GRUB loading stage 1.5 GRUB loading, please wait

After an unusually long power outage (more than 1 hour which was longer than our UPSes could manage) our company main file server running Ubuntu 10.04 Lucid LTS has been down for two weeks in a row, with multiple issues with broken HDDs, corrupted RAID arrays etc, but one problem is that the computer doesn’t even boot normally (or at all). After fixing some other boot problems, I got stuck to this Grub error message:

GRUB loading stage 1.5
GRUB loading, please wait…

For a note, this is a distinct error message displaying no error code.

Grub seems to have plenty of different kinds of error messages, but the Gentoo Wiki has managed to make a good summary of them all. The same problem has tormented other distros such as Redhat and PCLinuxOS, too.

I tried out the usual tricks, such as running grub-install, update-grub, then grub

root (hd0,0)
setup (hd0)

but nothing seemed to work. Finally I started to rip the 10+ hard disk cables out one-by-one, and after taking out all SATA drives I was left with one PATA/IDE drive only. For a note, the server is actually a dual-Pentium3 with Abit VP6 and an old BIOS capable to detect only small PATA drives, the 1.5TB – 2TB drivers are way too big for the old 32bit BIOS to manage 🙂

Suddenly when there was only one drive left, the grub menu appeared and the error went away!

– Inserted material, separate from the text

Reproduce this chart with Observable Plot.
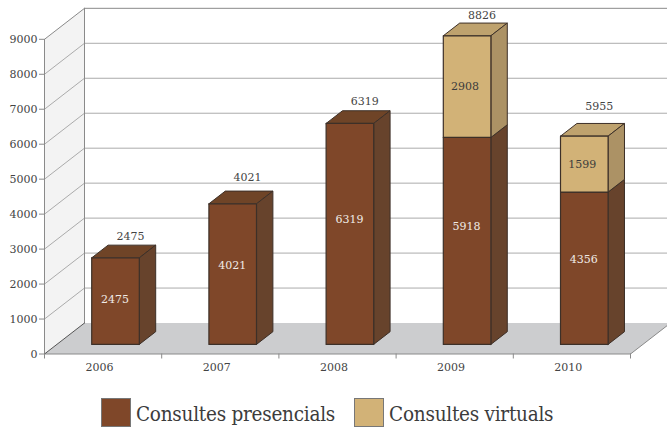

It seems that the problem was caused by the SiI3512A SATA Raid -controller card. The system had three SATA controller expansion cards, 2x 4-port Promise and 1x 2-port SiI3512A -card. After plugging the cables off the SiI3512A -controller, the system didn’t anymore try to boot from the SATA disks (which the BIOS can’t comprehend), but from the old PATA-drive.

Another option could have been to wipe grub away from the two SATA disks that were connected to the SiI3512A, but since there were empty slots available on the Promise-cards, I just took away the semi-working card. It was an miracle, that the BIOS had detected Grub on the SATA disks, but in the end it just caused a very difficult to fix problem, so I’d rather had just a non-booting SATA controller card instead.

Anyway, at least the boot problem was solved.